# Exercise directions
Leave the pictures out and retype the lines from the beginning through the line with "TXT = '#dcdcdc'", both ends included.

# Records contained in a dataset
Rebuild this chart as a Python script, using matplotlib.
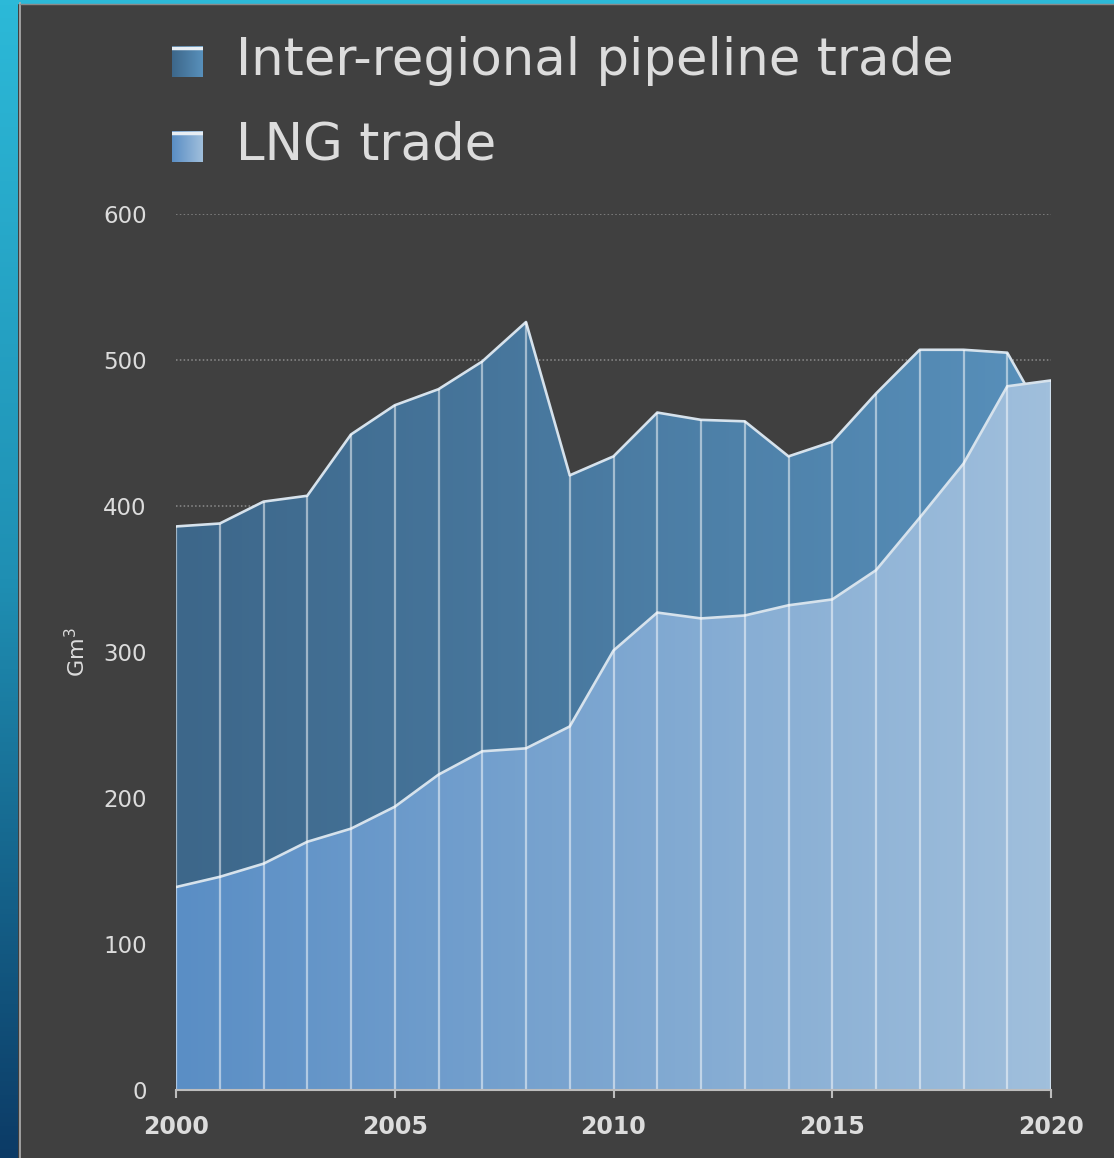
import numpy as np
import matplotlib.pyplot as plt
from matplotlib.colors import LinearSegmentedColormap
from matplotlib.patches import Rectangle

# data (Gm3)
years = np.arange(2000, 2021)
pipeline = [386, 388, 403, 407, 449, 469, 480, 499, 526, 421,
            434, 464, 459, 458, 434, 444, 477, 507, 507, 505, 452]
lng = [139, 146, 155, 170, 179, 194, 216, 232, 234, 249,
       301, 327, 323, 325, 332, 336, 356, 392, 429, 482, 486]
xticks = [2000, 2005, 2010, 2015, 2020]
yticks = [0, 100, 200, 300, 400, 500, 600]

BG = '#404040'
TXT = '#dcdcdc'

fig = plt.figure(figsize=(11.14, 11.58), dpi=100, facecolor=BG)

# slide border: gradient strip on the left, cyan strip on top
bar = fig.add_axes([0, 0, 18 / 1114, 1])
bar.imshow(np.linspace(0, 1, 256)[:, None], aspect='auto',
           cmap=LinearSegmentedColormap.from_list('b', ['#2cb9d8', '#1f8fb3', '#0c3b66']))
bar.axis('off')
fig.patches.append(Rectangle((0, 1 - 3 / 1158), 1, 3 / 1158, transform=fig.transFigure,
                             color='#2cb9d8', zorder=0))
fig.lines.append(plt.Line2D([19.5 / 1114] * 2, [0, 1 - 3 / 1158], transform=fig.transFigure,
                            color='#b0b0b0', lw=1.2))
fig.lines.append(plt.Line2D([19.5 / 1114, 1], [1 - 4 / 1158] * 2, transform=fig.transFigure,
                            color='#8a8a8a', lw=1))

ax = fig.add_axes([176 / 1114, 1 - 1090 / 1158, 875 / 1114, 876 / 1158])
ax.set_facecolor(BG)


def gradient_area(x, top, c0, c1, z):
    poly = ax.fill_between(x, 0, top, color='none', lw=0, zorder=z)
    cmap = LinearSegmentedColormap.from_list('g', [c0, c1])
    im = ax.imshow(np.linspace(0, 1, 256)[None, :], cmap=cmap, aspect='auto',
                   extent=[x[0], x[-1], 0, 600], zorder=z, interpolation='bilinear')
    im.set_clip_path(poly.get_paths()[0], transform=ax.transData)
    ax.plot(x, top, color='#d6e2ec', lw=1.9, zorder=z + 0.5, solid_joinstyle='round')


gradient_area(years, pipeline, '#3d678a', '#5890bb', 2)
gradient_area(years, lng, '#5a8ec5', '#a0bfdc', 3)

# white separators at every year
ax.vlines(years, 0, np.maximum(pipeline, lng), colors='white', alpha=0.5, lw=1.6, zorder=4)

for v in yticks[1:]:
    ax.axhline(v, color='#8c8c8c', lw=1.1, ls=(0, (1, 1.5)), zorder=1)

ax.set_xlim(2000, 2020)
ax.set_ylim(0, 600)
ax.set_xticks(xticks)
ax.set_yticks(yticks)
for s in ['top', 'right', 'left']:
    ax.spines[s].set_visible(False)
ax.spines['bottom'].set_color('#bdbdbd')
ax.spines['bottom'].set_linewidth(1.5)
ax.spines['bottom'].set_zorder(6)
ax.tick_params(axis='x', direction='out', length=6, width=1.5, color='#bdbdbd',
               labelcolor=TXT, labelsize=17, pad=12)
ax.tick_params(axis='y', length=0, labelcolor=TXT, labelsize=16.5, pad=21)
for lab in ax.get_xticklabels():
    lab.set_fontweight('bold')
ax.set_ylabel('Gm$^3$', color=TXT, fontsize=16, labelpad=10)

# legend drawn by hand, large text at the top
leg = [('Inter-regional pipeline trade', '#3d678a', '#5890bb', 61),
       ('LNG trade', '#5a8ec5', '#a0bfdc', 146)]
for label, c0, c1, yc in leg:
    sq = fig.add_axes([172 / 1114, 1 - (yc + 16) / 1158, 31 / 1114, 31 / 1158])
    sq.imshow(np.linspace(0, 1, 64)[None, :], aspect='auto',
              cmap=LinearSegmentedColormap.from_list('l', [c0, c1]))
    sq.axhline(-0.45, color='#e8eef4', lw=2.5)
    sq.axis('off')
    fig.text(236 / 1114, 1 - yc / 1158, label, color=TXT, fontsize=37,
             va='center', ha='left')

fig.savefig('out.png', dpi=100, facecolor=BG)
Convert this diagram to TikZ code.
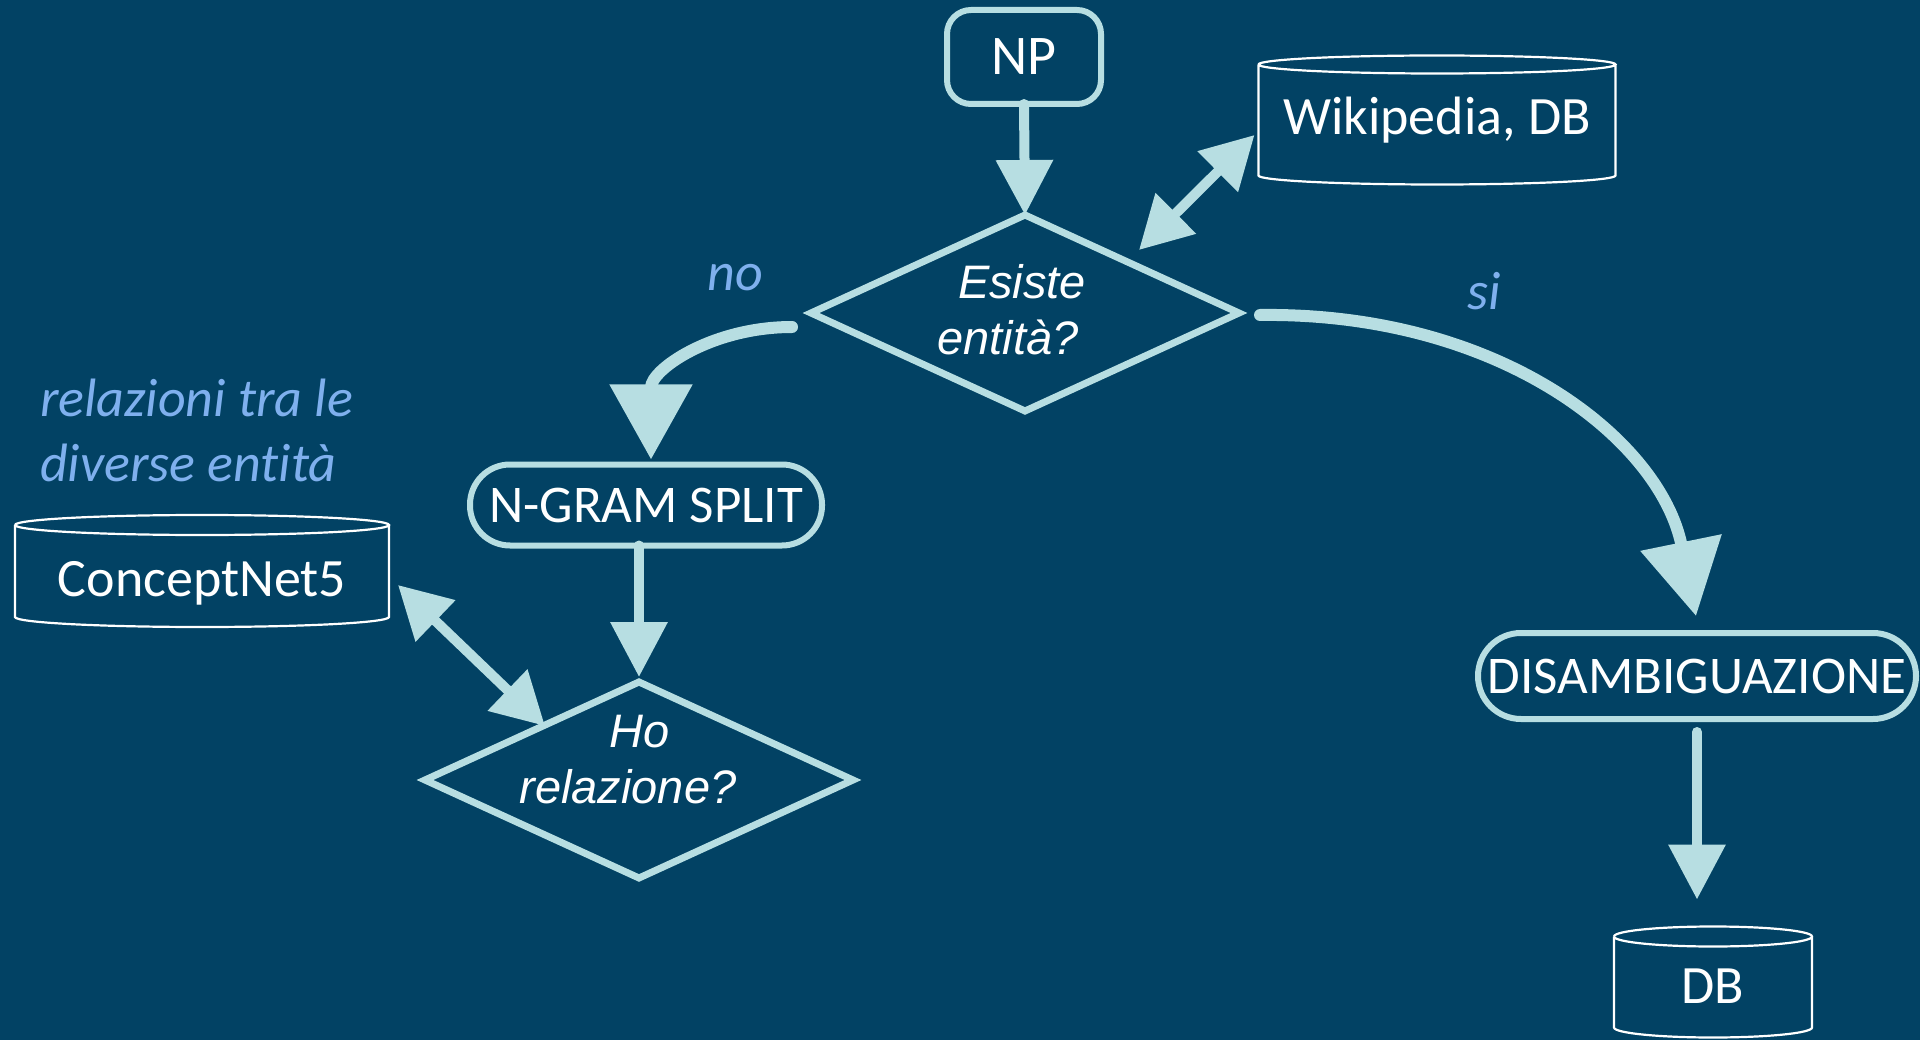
\documentclass[tikz,border=0pt]{standalone}
\usepackage{fontspec}
\setmainfont{Carlito}[Ligatures=NoCommon]
\newfontfamily\qfont{Liberation Sans}
\usetikzlibrary{arrows.meta,shapes.geometric,calc}
\definecolor{bgblue}{HTML}{024264}
\definecolor{flowline}{HTML}{B7DEE2}
\definecolor{notecol}{HTML}{7FB0EE}

% outline of a data store: open sides, bottom arc and full top ellipse
\newcommand\cylbody[2]{%
  \draw[dbline] let \p1=(#1.north west), \p2=(#1.south east), \n1={(\x2-\x1)/2} in
    (\p1) -- (\x1,\y2) arc[start angle=180, end angle=360, x radius=\n1, y radius=#2pt] -- (\x2,\y1)
    (\x1,\y1) arc[start angle=180, end angle=-180, x radius=\n1, y radius=#2pt];}

\begin{document}
\begin{tikzpicture}[x=1pt,y=-1pt,
  every node/.style={text=white, inner sep=0pt, outer sep=0pt},
  stepbox/.style={draw=flowline, line width=6pt, rounded corners=#1,
    font=\fontsize{53}{63}\selectfont},
  stepbox/.default=40pt,
  decision/.style={diamond, draw=flowline, line width=7pt, aspect=2.18,
    minimum width=428pt, minimum height=196pt},
  qtext/.style={font=\qfont\itshape\fontsize{47}{56}\selectfont, align=center},
  store/.style={font=\fontsize{54}{64}\selectfont},
  dbline/.style={draw=white, line width=2.2pt},
  note/.style={text=notecol, font=\itshape\fontsize{54}{65}\selectfont, align=left},
  flow/.style={draw=flowline, line width=10pt, line cap=round,
    -{Triangle[length=55pt,width=55pt]}},
  flowboth/.style={draw=flowline, line width=10pt,
    {Triangle[length=52pt,width=55pt]}-{Triangle[length=52pt,width=55pt]}},
  flowcurve/.style={draw=flowline, line width=12pt, line cap=round,
    -{Triangle[length=75pt,width=80pt]}}
]
\fill[bgblue] (0,0) rectangle (1920,1040);
\useasboundingbox (0,0) rectangle (1920,1040);

% process steps
\node[stepbox=24pt, minimum width=154pt, minimum height=94pt,
  font=\fontsize{56}{66}\selectfont] (np) at (1024,57) {NP};
\node[stepbox, minimum width=352pt, minimum height=81pt] (ng) at (646,505) {N-GRAM SPLIT};
\node[stepbox=43pt, minimum width=438pt, minimum height=86pt] (ds) at (1697,676) {DISAMBIGUAZIONE};

% decisions
\node[decision] (d1) at (1025,313) {};
\node[qtext] (d1t) at (1022,310) {Esiste\\entità?\hspace*{28pt}};
\node[decision] (d2) at (639,780) {};
\node[qtext] (d2t) at (640,760) {Ho\\relazione?\hspace*{24pt}};

% data stores
\node[store, minimum width=357pt, minimum height=111pt] (wiki) at (1437,120) {Wikipedia, DB};
\cylbody{wiki}{9}
\node[store, minimum width=374pt, minimum height=92pt,
  text height=50pt, text depth=0pt] (cn) at (202,571) {ConceptNet5};
\cylbody{cn}{10}
\node[store, minimum width=198pt, minimum height=91pt,
  text height=42pt, text depth=0pt] (db) at (1713,982) {DB};
\cylbody{db}{10}

% notes
\node[note] (nolbl) at (735,278) {no};
\node[note] (silbl) at (1484,291) {si};
\node[note, anchor=west] (rel) at (40,430) {relazioni tra le\\diverse entità};

% connectors
\draw[flow] (np.south) -- (d1.north);
\draw[flowboth] ($(d1.north east)+(7,-14)$) -- ($(wiki.west)+(-4,15)$);
\draw[flowcurve] ($(d1.west)+(-19,14)$) .. controls +(-80,0) and +(0,-90) .. ($(ng.north)+(5,-5)$);
\draw[flow] (d2.north |- ng.south) -- ($(d2.north)+(0,-5)$);
\draw[flowboth] ($(cn.east)+(9,14)$) -- ($(d2.north west)+(13,-5)$);
\draw[flowcurve] ($(d1.east)+(21,2)$) .. controls +(240,-3) and +(-36,-176) .. ($(ds.north)+(-1,-17)$);
\draw[flow] ($(ds.south)+(0,13)$) -- ($(ds.south |- db.north)+(0,-37)$);
\end{tikzpicture}
\end{document}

# Correct response
Rebuild this chart as a Python script, using matplotlib.
import numpy as np
import matplotlib.pyplot as plt
from matplotlib.colors import LinearSegmentedColormap
from matplotlib.patches import Rectangle

# data (Gm3)
years = np.arange(2000, 2021)
pipeline = [386, 388, 403, 407, 449, 469, 480, 499, 526, 421,
            434, 464, 459, 458, 434, 444, 477, 507, 507, 505, 452]
lng = [139, 146, 155, 170, 179, 194, 216, 232, 234, 249,
       301, 327, 323, 325, 332, 336, 356, 392, 429, 482, 486]
xticks = [2000, 2005, 2010, 2015, 2020]
yticks = [0, 100, 200, 300, 400, 500, 600]

BG = '#404040'
TXT = '#dcdcdc'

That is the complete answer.